## GOAL
Tally the lines of the listing that contain the string "this". Give the number and nothing else.

## Charts and diagrams as code
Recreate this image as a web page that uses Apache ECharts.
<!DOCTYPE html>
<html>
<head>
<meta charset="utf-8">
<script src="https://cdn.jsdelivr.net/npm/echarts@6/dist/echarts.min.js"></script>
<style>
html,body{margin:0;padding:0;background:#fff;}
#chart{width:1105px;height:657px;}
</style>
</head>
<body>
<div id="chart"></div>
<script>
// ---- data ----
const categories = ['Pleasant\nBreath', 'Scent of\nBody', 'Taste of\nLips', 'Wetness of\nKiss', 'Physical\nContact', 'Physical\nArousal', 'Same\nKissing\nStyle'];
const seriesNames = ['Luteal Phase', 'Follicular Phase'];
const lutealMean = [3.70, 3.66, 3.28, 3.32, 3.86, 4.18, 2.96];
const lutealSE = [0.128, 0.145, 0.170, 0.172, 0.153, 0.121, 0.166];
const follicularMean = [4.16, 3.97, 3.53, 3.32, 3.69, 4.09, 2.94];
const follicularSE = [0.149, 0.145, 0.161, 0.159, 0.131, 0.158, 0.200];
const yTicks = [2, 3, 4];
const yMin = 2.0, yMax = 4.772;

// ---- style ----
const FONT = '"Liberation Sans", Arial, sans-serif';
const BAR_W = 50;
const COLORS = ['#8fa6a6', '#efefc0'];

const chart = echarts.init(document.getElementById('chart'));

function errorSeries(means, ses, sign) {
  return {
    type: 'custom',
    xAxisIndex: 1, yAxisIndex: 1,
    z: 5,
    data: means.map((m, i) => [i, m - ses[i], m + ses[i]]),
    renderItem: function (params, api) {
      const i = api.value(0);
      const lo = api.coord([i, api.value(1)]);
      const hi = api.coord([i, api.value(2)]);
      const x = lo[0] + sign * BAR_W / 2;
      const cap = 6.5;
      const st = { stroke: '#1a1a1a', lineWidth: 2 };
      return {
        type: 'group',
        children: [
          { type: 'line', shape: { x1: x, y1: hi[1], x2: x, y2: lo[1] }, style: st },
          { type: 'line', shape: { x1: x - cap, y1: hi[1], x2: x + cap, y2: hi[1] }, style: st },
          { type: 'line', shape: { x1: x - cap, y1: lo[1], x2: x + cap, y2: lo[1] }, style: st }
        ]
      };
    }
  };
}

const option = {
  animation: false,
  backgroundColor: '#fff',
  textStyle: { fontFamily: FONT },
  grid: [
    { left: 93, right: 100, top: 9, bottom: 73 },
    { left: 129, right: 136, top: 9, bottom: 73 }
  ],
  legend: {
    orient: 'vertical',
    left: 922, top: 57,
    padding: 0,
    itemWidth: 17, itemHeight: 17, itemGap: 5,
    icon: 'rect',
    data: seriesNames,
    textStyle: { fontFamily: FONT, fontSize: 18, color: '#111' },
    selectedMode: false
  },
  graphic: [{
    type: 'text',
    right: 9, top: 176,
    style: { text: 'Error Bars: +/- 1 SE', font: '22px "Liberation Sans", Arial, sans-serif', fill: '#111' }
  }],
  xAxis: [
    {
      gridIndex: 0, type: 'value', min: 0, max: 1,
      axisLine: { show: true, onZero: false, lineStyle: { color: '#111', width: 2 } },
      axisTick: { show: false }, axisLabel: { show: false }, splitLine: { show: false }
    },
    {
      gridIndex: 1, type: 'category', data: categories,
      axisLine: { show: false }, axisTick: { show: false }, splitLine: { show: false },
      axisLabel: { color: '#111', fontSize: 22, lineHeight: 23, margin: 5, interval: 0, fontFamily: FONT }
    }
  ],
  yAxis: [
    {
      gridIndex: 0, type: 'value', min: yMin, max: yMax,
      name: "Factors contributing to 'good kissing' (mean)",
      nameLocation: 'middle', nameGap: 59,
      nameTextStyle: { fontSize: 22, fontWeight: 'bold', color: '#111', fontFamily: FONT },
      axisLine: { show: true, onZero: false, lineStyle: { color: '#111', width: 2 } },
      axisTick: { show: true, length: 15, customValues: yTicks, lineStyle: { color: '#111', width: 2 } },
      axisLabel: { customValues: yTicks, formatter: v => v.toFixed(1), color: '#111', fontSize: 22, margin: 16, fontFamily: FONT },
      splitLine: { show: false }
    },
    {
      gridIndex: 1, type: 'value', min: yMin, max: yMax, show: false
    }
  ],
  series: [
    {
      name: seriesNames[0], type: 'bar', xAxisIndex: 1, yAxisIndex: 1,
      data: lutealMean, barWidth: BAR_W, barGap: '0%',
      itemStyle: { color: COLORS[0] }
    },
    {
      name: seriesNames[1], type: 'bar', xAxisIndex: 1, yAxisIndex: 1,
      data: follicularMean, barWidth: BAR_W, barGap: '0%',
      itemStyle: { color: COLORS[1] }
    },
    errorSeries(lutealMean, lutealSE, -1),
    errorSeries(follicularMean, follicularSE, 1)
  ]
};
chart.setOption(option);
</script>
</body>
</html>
...
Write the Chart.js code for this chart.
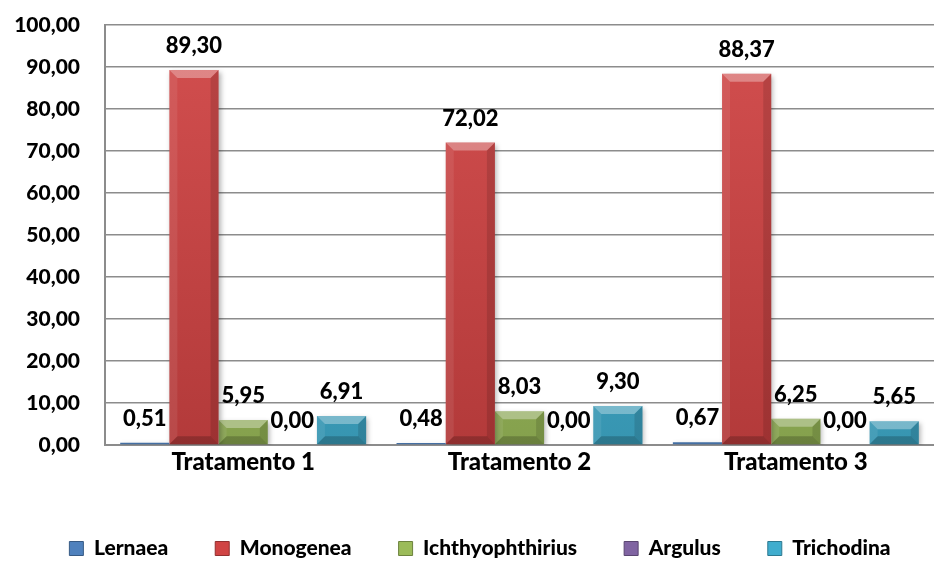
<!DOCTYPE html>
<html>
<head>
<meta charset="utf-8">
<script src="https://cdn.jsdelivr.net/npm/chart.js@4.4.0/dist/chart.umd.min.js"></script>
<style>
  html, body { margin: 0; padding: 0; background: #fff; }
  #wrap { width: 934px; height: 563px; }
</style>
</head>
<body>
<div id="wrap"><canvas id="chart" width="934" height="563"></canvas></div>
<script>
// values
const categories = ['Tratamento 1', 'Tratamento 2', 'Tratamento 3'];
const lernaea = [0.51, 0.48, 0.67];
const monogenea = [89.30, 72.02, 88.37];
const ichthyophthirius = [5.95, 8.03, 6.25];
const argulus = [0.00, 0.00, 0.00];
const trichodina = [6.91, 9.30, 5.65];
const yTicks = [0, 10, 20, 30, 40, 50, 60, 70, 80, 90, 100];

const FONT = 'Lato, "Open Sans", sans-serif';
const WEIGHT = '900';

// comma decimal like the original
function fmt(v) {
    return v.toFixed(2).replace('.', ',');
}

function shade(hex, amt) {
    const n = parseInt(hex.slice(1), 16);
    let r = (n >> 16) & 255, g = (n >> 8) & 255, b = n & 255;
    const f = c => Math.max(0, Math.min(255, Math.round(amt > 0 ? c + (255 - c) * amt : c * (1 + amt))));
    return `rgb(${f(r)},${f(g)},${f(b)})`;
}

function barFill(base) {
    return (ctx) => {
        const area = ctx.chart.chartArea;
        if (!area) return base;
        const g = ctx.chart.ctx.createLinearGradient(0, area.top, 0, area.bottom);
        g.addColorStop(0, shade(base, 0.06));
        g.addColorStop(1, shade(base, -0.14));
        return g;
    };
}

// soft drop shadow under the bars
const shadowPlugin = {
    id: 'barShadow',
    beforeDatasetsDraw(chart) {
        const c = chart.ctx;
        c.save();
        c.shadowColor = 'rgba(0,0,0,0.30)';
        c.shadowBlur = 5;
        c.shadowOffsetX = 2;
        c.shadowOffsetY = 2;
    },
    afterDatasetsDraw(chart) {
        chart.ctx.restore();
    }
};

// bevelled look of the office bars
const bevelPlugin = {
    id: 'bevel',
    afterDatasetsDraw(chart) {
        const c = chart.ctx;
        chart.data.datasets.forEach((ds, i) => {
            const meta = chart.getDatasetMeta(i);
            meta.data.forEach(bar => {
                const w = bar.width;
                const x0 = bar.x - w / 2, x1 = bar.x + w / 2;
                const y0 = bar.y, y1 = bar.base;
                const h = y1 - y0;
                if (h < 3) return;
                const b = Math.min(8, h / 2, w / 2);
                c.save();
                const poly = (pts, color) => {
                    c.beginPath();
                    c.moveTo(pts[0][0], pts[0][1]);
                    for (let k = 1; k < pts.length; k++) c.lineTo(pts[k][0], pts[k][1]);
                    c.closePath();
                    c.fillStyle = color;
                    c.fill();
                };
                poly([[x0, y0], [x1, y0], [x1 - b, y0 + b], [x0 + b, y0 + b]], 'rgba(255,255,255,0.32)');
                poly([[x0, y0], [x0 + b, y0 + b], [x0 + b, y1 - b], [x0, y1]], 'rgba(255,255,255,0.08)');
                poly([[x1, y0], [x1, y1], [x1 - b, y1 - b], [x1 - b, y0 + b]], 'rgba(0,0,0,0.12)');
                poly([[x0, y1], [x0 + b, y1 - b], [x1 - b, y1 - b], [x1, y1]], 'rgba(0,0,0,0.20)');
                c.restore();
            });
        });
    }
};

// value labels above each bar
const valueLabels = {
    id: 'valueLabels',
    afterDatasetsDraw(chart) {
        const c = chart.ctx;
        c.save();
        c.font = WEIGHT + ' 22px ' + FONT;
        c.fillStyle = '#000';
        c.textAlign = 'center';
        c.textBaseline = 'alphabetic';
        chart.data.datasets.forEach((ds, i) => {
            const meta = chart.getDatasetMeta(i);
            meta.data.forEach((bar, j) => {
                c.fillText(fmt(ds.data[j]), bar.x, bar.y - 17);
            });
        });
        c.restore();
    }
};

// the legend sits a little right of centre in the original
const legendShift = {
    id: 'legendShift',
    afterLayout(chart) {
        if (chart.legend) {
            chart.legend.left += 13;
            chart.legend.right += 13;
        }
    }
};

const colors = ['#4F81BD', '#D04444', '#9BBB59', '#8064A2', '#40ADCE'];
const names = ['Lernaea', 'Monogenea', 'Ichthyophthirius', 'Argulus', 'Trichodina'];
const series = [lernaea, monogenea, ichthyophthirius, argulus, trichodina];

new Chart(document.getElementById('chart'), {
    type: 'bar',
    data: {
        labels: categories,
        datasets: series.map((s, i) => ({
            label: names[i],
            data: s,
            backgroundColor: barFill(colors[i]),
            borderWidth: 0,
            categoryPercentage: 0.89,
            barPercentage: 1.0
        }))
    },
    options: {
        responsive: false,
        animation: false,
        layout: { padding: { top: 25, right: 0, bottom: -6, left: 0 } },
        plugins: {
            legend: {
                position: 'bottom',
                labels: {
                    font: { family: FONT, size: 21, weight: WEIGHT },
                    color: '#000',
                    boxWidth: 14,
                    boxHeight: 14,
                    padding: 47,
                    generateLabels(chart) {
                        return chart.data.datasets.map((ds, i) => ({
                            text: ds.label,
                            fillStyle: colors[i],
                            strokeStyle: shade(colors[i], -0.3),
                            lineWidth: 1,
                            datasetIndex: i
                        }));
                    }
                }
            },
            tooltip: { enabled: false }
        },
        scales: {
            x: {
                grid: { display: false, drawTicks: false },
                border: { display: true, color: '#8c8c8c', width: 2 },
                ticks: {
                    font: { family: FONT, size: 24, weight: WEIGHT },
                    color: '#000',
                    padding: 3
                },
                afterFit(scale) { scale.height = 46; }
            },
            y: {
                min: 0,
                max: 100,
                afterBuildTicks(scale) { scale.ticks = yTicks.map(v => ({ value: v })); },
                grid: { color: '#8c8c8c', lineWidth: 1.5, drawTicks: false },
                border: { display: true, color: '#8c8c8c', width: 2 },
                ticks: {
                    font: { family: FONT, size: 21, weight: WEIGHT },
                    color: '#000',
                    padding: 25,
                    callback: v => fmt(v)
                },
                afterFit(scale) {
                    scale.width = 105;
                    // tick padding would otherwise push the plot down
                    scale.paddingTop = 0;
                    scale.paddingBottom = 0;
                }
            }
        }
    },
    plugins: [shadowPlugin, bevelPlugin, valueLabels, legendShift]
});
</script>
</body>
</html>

## OUTPUT
2